Not all shoplifters fit the profile of crime gangs, thrill-seeking teens or seasoned thieves. Some can be your best customers who steal as a one-off for a reason they believe is justifiable.
So, what prompts a loyal patron to steal and how do retailers stem the loss? Here’s an insight into why good customers steal and the steps you can take to deter them.
A crime of opportunity
More often than not retail theft is a crime of opportunity and when it comes to otherwise loyal customers, this opportunity is usually the prompt.
But as Queensland University of Technology associate Professor Graeme Mortimer recently told Inside Retail, a host of factors beyond opportunity may also be at play.
A good customer may steal out of frustration, because they’re otherwise a model citizen, because they believe they deserve a “freebie” or because they cannot be bothered to rectify an error.
Importantly, loyal customer theft doesn’t tend to occur in the usual shoplifting way or at the usual shoplifting places in store.
In other words, it’s often not an act of deliberate concealment that might occur in a change room and is far less likely to appear as a suspicious behaviour involving casing a retail outlet and deliberately avoiding staff.
But I’m such a good person
Dr Mortimer notes one of the reasons a good person may do a bad thing could be self-licensing. In short this is a phenomenon when someone allows themselves to do something bad after doing something good.
Self-licensing is the behaviour that allows you to indulge in a pizza binge after a week of healthy eating, but it can also feasibly extend to an act of petty theft after giving to a charity or being a general model citizen.
“An increase in self-confidence tends to make the individual worry less about the consequences of subsequent bad behaviour and therefore more likely to make poor or unethical choices,” Dr Mortimer notes.
But in my case, it’s justified
Even though a customer may boast the highest moral code and have loyally purchased items from a retailer for years, they may feel justified in a small act of random theft.

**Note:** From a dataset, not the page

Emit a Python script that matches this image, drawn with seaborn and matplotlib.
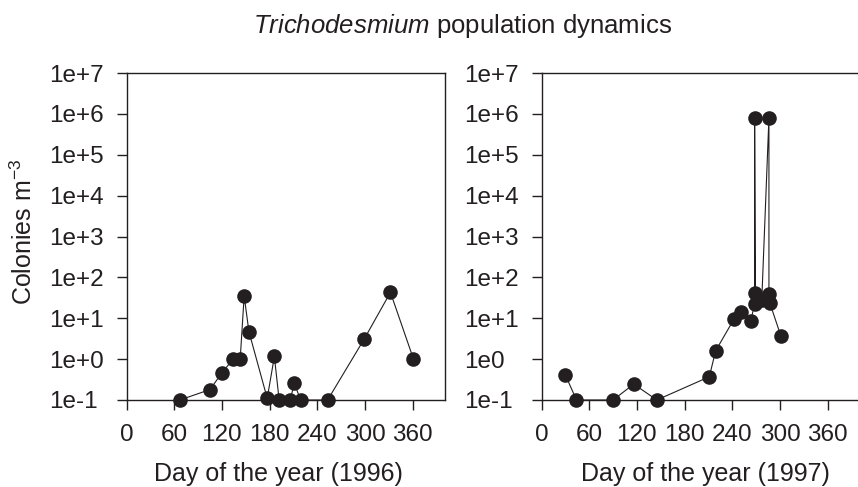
import matplotlib
matplotlib.use('Agg')
import matplotlib.pyplot as plt
from matplotlib.ticker import NullLocator
import seaborn as sns
import pandas as pd

# ---- data ----
days_1996 = [67, 105, 120, 134, 143, 148, 154, 177, 186, 192, 206, 211, 219, 253, 299, 332, 361]
colonies_1996 = [0.1, 0.18, 0.46, 1.0, 1.0, 35, 4.7, 0.11, 1.16, 0.1, 0.1, 0.26, 0.1, 0.1, 3.1, 43, 1.0]

days_1997 = [30, 44, 90, 116, 145, 211, 219, 242, 251, 263, 268, 268, 269, 277, 286, 286, 287, 301]
colonies_1997 = [0.41, 0.1, 0.1, 0.245, 0.1, 0.37, 1.6, 9.5, 14, 8.5, 22, 8e5, 41, 28, 8e5, 40, 24, 3.7]

x_ticks = [0, 60, 120, 180, 240, 300, 360]
y_ticks = [1e-1, 1e0, 1e1, 1e2, 1e3, 1e4, 1e5, 1e6, 1e7]
y_labels_1996 = ['1e-1', '1e+0', '1e+1', '1e+2', '1e+3', '1e+4', '1e+5', '1e+6', '1e+7']
y_labels_1997 = ['1e-1', '1e0', '1e+1', '1e+2', '1e+3', '1e+4', '1e+5', '1e+6', '1e+7']

title_italic = 'Trichodesmium'
title_rest = ' population dynamics'
y_title = 'Colonies m$^{-3}$'
x_title_1996 = 'Day of the year (1996)'
x_title_1997 = 'Day of the year (1997)'

# ---- style ----
sns.set_style('ticks')
plt.rcParams['font.family'] = ['Liberation Sans', 'DejaVu Sans']
plt.rcParams['mathtext.fontset'] = 'custom'
plt.rcParams['mathtext.rm'] = 'Liberation Sans'
plt.rcParams['mathtext.it'] = 'Liberation Sans:italic'
plt.rcParams['mathtext.bf'] = 'Liberation Sans:bold'

ink = '#231f20'
W, H = 858, 487
fig = plt.figure(figsize=(W / 100, H / 100), dpi=100)
fig.patch.set_facecolor('white')

ax1 = fig.add_axes([126.5 / W, 87 / H, 318 / W, 327 / H])
ax2 = fig.add_axes([541.5 / W, 87 / H, 316.5 / W, 327 / H])

panels = [
    (ax1, days_1996, colonies_1996, y_labels_1996, x_title_1996, 400, 0.478),
    (ax2, days_1997, colonies_1997, y_labels_1997, x_title_1997, 398, 0.517),
]

for ax, d, v, ylabs, xlab, xmax, labx in panels:
    df = pd.DataFrame({'day': d, 'colonies': v})
    sns.lineplot(data=df, x='day', y='colonies', ax=ax, sort=False, estimator=None,
                 color=ink, lw=0.8, marker='o', markersize=10.5, markeredgewidth=0,
                 markerfacecolor=ink, clip_on=False, zorder=3)
    ax.set_yscale('log')
    ax.set_ylim(0.1, 1e7)
    ax.set_xlim(0, xmax)
    ax.set_xticks(x_ticks)
    ax.set_xticklabels([str(t) for t in x_ticks])
    ax.set_yticks(y_ticks)
    ax.set_yticklabels(ylabs, ha='left')
    ax.yaxis.set_minor_locator(NullLocator())
    ax.tick_params(direction='out', length=7, width=1, color=ink,
                   labelsize=17.5, labelcolor=ink)
    ax.tick_params(axis='y', pad=49)
    ax.tick_params(axis='x', pad=10)
    for s in ax.spines.values():
        s.set_linewidth(1)
        s.set_color(ink)
    ax.set_ylabel('')
    ax.set_xlabel(xlab, fontsize=18, color=ink)
    ax.xaxis.set_label_coords(labx, -0.19)
    ax.set_facecolor('white')

ax2.spines['right'].set_visible(False)

fig.text(463 / W, 1 - 33 / H, r'$\it{' + title_italic + '}$' + title_rest,
         ha='center', va='baseline', fontsize=18.5, color=ink)
fig.text(24 / W, (H - 232) / H, y_title, rotation=90, ha='center', va='center',
         fontsize=18, color=ink)

fig.savefig('out.png', dpi=100, facecolor='white')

Dr Mortimer notes: “In a retail context, shoplifters regularly justify petty theft with reasons like ‘the store overcharges to begin with’ or ‘the store won’t miss it’. Shoppers see the retailers as the out-group and other shoppers as the in-group”.
Often this might be accompanied by a misconception theft is a victimless crime and the organisation can easily absorb the loss.
Should versus want
He also explains a fascinating phenomenon where people overestimate the extent to which they will behave morally in the future.
“When thinking about future ethical choices, people experience tension between a part of them that wants immediate gratification (the ‘want self’) and the part that seeks to make responsible and ethical decisions (the ‘should self’),” he says.
“Therefore, when making a decision, people predict they will behave in accordance with their ‘should self’, a choice that supports their moral self-view, i.e. ‘I will always accurately scan every item I purchase at this supermarket’.
“However, when it is time to make a decision, the ‘want self’ becomes dominant. The immediate gains from the unethical act become much more important, i.e. ‘I am in a rush, I spend money here every week and simply don’t have the time to start a new transaction’.”
So how do you deter an otherwise good customer from committing a bad act?
Deterring loyal customer theft
In addition to standard loss prevention procedures like electronic article surveillance, CCTV and attentive customer service, Dr Mortimer argues deterring the good customer from committing a theft could be as simple as moral reminders.
This might include signage that indicates theft costs every customer more in the long run, posters that thank customers for their continued patronage, or reminders that prompt positive behaviour indicating most people do the right thing.
And ultimately, deterring small acts of theft adds up to reduce a shoplifting trend that costs the industry billions each year.